The H3 Sprinter was a light experimental helicopter that originated in West Germany. It was produced in by the VFW-Fokker joint venture that began in 1969.
The H3-E model was built as either a three-seat executive transport, a two-stretcher ambulance or and agricultural aircraft.
The H3 employed a single-engine design and a distinctive compressed air tip-drive rotor. Separate forward thrust came from a set of fuselage-mounted fans.
Amazingly for the time, the H3 made extensive use of aluminum and glass-fiber reinforced plastic laminate. The aluminum mostly went into a load-bearing keel which served as support for the cabin, landing gear and engine bay. The composite plastics were used for the cabin’s skin.
The sole engine was made by Allison and produced 400 shaft horsepower. However, not all of those horses actually went to the shaft. Thanks to the unique propulsion system of the H3 it would also have to drive the compressor system when hovering. The air followed a winding path through ducts until it was passed via a rotor-mounted distributor into the blades themselves and to the tip jets.

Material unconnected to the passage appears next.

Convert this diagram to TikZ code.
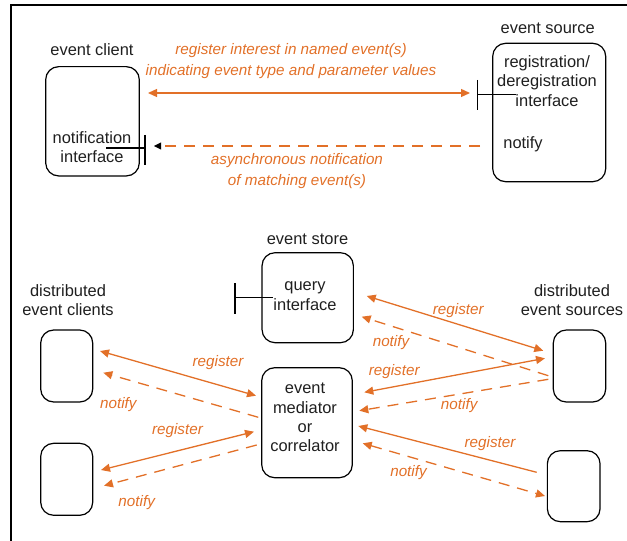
\documentclass[tikz,border=0pt]{standalone}
\usepackage{fontspec}
\setmainfont{Liberation Sans}
\usetikzlibrary{arrows.meta}
\definecolor{accent}{RGB}{226,112,40}
\tikzset{
  unit/.style={draw=black, line width=1.2bp, rounded corners=13bp, inner sep=0pt},
  plain/.style={font=\fontsize{16.5}{19.5}\selectfont, align=center, inner sep=0pt, text=black!88},
  remark/.style={font=\fontsize{15.3}{21}\selectfont\itshape, align=center, inner sep=0pt, text=accent},
  socket/.style={draw=black, line width=1.2bp},
  flow/.style={draw=accent, line width=1.3bp},
  async/.style={flow, dash pattern=on 11bp off 8bp},
  tip/.tip={Triangle[length=9bp,width=8bp,fill=accent,color=accent]},
}
\begin{document}
\begin{tikzpicture}[x=1bp,y=-1bp]
\useasboundingbox (0,0) rectangle (627,541);
% outer frame (left and top edges)
\draw[line width=1.2bp] (11,541) -- (11,5) -- (627,5);

% ---------- upper part: client and source ----------
\node[unit, minimum width=93.6bp, minimum height=109.3bp] (client) at (92.5,121.3) {};
\node[plain] (clientlbl) at (92,50) {event client};
\node[plain] (clientifc) at (92,147) {notification\\interface};

\node[unit, minimum width=113bp, minimum height=138.4bp] (source) at (549.2,112.5) {};
\node[plain] (sourcelbl) at (547.7,28) {event source};
\node[plain] (sourceifc) at (547,81) {registration/\\deregistration\\interface};
\node[plain] (sourcenot) at (523,144) {notify};

% interface sockets
\coordinate (cs) at (106,148);
\coordinate (ce) at (145,148);
\draw[socket] (cs) -- (ce) (145,135) -- (145,165);
\coordinate (ss) at (477.7,94.3);
\coordinate (se) at (516,94.3);
\draw[socket] (477.7,80) -- (477.7,110) (ss) -- (se);

% register / notify in the upper part
\coordinate (r1a) at (148,93);
\coordinate (r1b) at (470,93);
\draw[flow, tip-tip] (r1a) -- (r1b);
\coordinate (n1a) at (480,146);
\coordinate (n1b) at (154,146);
\coordinate (n1c) at (162,146);
\draw[async, line width=1.6bp] (n1a) -- (n1c);
\fill[black] (n1b) -- ++(7,-3.6) -- ++(0,7.2) -- cycle;
\node[remark] (regtxt) at (291,61) {register interest in named event(s)\\indicating event type and parameter values};
\node[remark] (asytxt) at (297,171) {asynchronous notification\\of matching event(s)};

% ---------- lower part: store, mediator, distributed parties ----------
\node[unit, minimum width=91.3bp, minimum height=90bp] (store) at (307.7,297.7) {};
\node[plain] (storelbl) at (307.5,239) {event store};
\node[plain] (storeifc) at (305,296.3) {query\\interface};
\coordinate (qs) at (235,297.7);
\coordinate (qe) at (273,297.7);
\draw[socket] (235,283.3) -- (235,314) (qs) -- (qe);

\node[unit, minimum width=90.6bp, minimum height=110bp] (med) at (307,422.7) {};
\node[plain] (medtxt) at (305,417.5) {event\\mediator\\or\\correlator};

\node[plain] (cltlbl) at (68,300) {distributed\\event clients};
\node[unit, minimum width=52bp, minimum height=72bp] (c1) at (66.7,366) {};
\node[unit, minimum width=52bp, minimum height=72bp] (c2) at (66.7,479.3) {};

\node[plain] (srclbl) at (572,300) {distributed\\event sources};
\node[unit, minimum width=52.4bp, minimum height=72bp] (s1) at (579.5,366) {};
\node[unit, minimum width=52.7bp, minimum height=71bp] (s2) at (573.7,486.2) {};

% client 1 <-> mediator
\coordinate (b1a) at (100,351);   \coordinate (b1b) at (256,395.7);
\draw[flow, tip-tip] (b1a) -- (b1b);
\coordinate (b2a) at (258.3,417.3); \coordinate (b2b) at (103.3,372.7);
\draw[async, -tip] (b2a) -- (b2b);
% client 2 <-> mediator
\coordinate (b3a) at (101,470);   \coordinate (b3b) at (254,431.7);
\draw[flow, tip-tip] (b3a) -- (b3b);
\coordinate (b4a) at (256.7,445); \coordinate (b4b) at (104,485.7);
\draw[async, -tip] (b4a) -- (b4b);
% source 1 <-> store
\coordinate (b5a) at (366.7,296); \coordinate (b5b) at (543.3,350.7);
\draw[flow, tip-tip] (b5a) -- (b5b);
\coordinate (b6a) at (548.3,375.7); \coordinate (b6b) at (361.7,316.7);
\draw[async, -tip] (b6a) -- (b6b);
% source 1 <-> mediator
\coordinate (b7a) at (364.3,392.3); \coordinate (b7b) at (545,358.3);
\draw[flow, tip-tip] (b7a) -- (b7b);
\coordinate (b8a) at (548.3,379.3); \coordinate (b8b) at (359.3,410.7);
\draw[async, -tip] (b8a) -- (b8b);
% source 2 <-> mediator
\coordinate (b9a) at (536.7,472.3); \coordinate (b9b) at (358.3,426);
\draw[flow, -tip] (b9a) -- (b9b);
\coordinate (b10a) at (362.7,443.3); \coordinate (b10b) at (545,496);
\draw[async, tip-tip] (b10a) -- (b10b);

% arrow labels
\node[remark] (l1) at (218,362.3) {register};
\node[remark] (l2) at (118.3,404.3) {notify};
\node[remark] (l3) at (177.5,431) {register};
\node[remark] (l4) at (136.7,502.7) {notify};
\node[remark] (l5) at (458.3,310.7) {register};
\node[remark] (l6) at (391,342.7) {notify};
\node[remark] (l7) at (394.2,371.7) {register};
\node[remark] (l8) at (459.2,406) {notify};
\node[remark] (l9) at (490,444) {register};
\node[remark] (l10) at (408.5,472.3) {notify};
\end{tikzpicture}
\end{document}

The rotor itself had a three-bladed design. This is where the remarkable cold blade tip drive system could finally express itself as thrust. Alternatively, the air could be ducted to the forward-thrusting fans instead, all seamlessly handled by then state-of-the-art gearbox.
Originally the idea was that the H3 would be the start of an entire family of tip-jet aircraft, but after only a few flights it became clear that this method of propulsion was not effective for an aircraft at this size.
All in all, only two H3 prototypes were ever built and today this unique and technically impressive helicopter is nothing more than a small but significant footnote in the history of helicopters.